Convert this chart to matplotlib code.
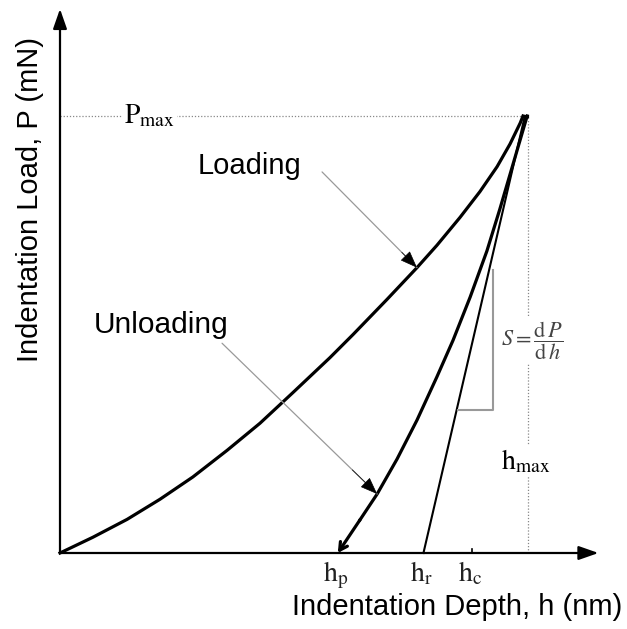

...

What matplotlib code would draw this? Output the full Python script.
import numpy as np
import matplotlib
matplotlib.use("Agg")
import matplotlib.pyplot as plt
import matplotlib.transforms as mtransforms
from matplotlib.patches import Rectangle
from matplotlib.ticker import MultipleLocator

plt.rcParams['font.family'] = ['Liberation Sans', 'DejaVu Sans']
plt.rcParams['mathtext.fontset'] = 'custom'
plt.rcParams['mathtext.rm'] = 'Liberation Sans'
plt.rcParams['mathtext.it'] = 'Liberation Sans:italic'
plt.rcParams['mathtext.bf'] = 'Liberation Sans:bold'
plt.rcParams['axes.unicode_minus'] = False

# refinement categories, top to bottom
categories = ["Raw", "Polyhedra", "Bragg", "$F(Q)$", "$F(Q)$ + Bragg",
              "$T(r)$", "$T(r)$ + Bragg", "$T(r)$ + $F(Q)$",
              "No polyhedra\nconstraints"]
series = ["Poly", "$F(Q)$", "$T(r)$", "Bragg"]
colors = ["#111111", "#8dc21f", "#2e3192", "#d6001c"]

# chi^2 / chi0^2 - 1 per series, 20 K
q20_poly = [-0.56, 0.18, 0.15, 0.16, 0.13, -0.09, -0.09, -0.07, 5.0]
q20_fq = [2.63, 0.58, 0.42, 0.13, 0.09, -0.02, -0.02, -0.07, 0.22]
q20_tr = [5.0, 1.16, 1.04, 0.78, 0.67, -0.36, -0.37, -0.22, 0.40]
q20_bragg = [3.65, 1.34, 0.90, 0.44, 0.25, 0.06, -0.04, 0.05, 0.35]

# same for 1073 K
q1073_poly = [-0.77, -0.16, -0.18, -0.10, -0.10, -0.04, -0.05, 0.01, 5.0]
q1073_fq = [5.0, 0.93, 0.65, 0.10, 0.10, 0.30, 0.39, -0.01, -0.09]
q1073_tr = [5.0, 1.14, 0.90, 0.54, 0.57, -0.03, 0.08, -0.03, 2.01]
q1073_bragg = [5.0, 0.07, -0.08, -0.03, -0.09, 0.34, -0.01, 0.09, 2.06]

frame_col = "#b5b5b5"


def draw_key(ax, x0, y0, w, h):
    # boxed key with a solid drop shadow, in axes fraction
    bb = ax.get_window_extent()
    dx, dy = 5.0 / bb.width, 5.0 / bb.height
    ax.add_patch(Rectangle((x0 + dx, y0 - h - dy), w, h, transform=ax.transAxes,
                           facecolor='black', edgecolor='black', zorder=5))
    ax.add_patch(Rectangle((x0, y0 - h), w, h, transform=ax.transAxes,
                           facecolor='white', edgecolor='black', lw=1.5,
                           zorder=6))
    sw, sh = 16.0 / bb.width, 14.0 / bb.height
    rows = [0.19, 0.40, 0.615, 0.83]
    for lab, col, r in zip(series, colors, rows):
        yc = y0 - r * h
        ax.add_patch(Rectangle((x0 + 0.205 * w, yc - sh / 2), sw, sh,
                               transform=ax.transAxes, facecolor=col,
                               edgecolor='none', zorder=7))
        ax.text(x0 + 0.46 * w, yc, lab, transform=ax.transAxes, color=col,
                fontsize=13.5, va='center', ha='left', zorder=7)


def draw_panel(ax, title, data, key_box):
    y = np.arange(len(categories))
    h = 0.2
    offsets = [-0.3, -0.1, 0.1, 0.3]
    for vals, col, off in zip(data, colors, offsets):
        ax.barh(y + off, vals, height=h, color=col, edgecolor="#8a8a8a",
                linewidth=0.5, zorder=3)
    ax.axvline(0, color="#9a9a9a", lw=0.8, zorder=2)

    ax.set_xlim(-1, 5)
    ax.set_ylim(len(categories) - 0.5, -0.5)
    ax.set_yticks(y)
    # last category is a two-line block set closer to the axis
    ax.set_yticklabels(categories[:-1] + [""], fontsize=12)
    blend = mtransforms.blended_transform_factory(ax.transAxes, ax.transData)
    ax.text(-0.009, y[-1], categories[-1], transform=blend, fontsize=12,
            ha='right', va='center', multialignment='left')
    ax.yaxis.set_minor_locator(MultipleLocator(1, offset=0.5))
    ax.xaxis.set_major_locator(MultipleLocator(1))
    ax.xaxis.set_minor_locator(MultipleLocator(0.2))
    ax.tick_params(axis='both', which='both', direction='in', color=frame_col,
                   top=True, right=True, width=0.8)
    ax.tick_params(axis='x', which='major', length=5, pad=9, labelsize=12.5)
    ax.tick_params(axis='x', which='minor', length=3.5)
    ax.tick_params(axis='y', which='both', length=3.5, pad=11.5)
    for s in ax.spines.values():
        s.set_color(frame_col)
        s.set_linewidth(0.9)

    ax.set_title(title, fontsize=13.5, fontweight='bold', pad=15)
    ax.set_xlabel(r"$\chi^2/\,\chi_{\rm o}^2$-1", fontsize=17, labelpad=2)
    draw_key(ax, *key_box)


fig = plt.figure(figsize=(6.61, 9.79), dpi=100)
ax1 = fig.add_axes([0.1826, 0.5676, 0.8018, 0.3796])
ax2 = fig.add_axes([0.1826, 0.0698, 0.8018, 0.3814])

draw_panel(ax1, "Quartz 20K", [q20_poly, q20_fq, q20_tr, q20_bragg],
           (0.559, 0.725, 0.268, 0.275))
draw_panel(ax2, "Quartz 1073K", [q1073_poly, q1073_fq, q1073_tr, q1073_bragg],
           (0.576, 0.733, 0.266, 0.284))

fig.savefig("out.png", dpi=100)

==

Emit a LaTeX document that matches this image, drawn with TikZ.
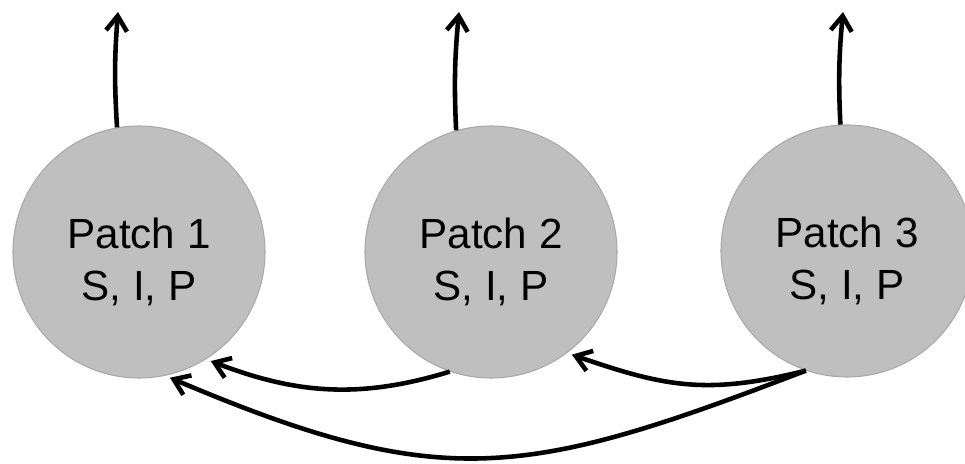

**What you are asked to do:** Show every line above in which the word "matplotlib" occurs.

**Solved problem:**
Convert this chart to matplotlib code.
What matplotlib code would draw this? Output the full Python script.
import matplotlib
matplotlib.use("Agg")
import matplotlib.pyplot as plt
import matplotlib.transforms as mtransforms
from matplotlib.patches import Rectangle
from matplotlib.ticker import MultipleLocator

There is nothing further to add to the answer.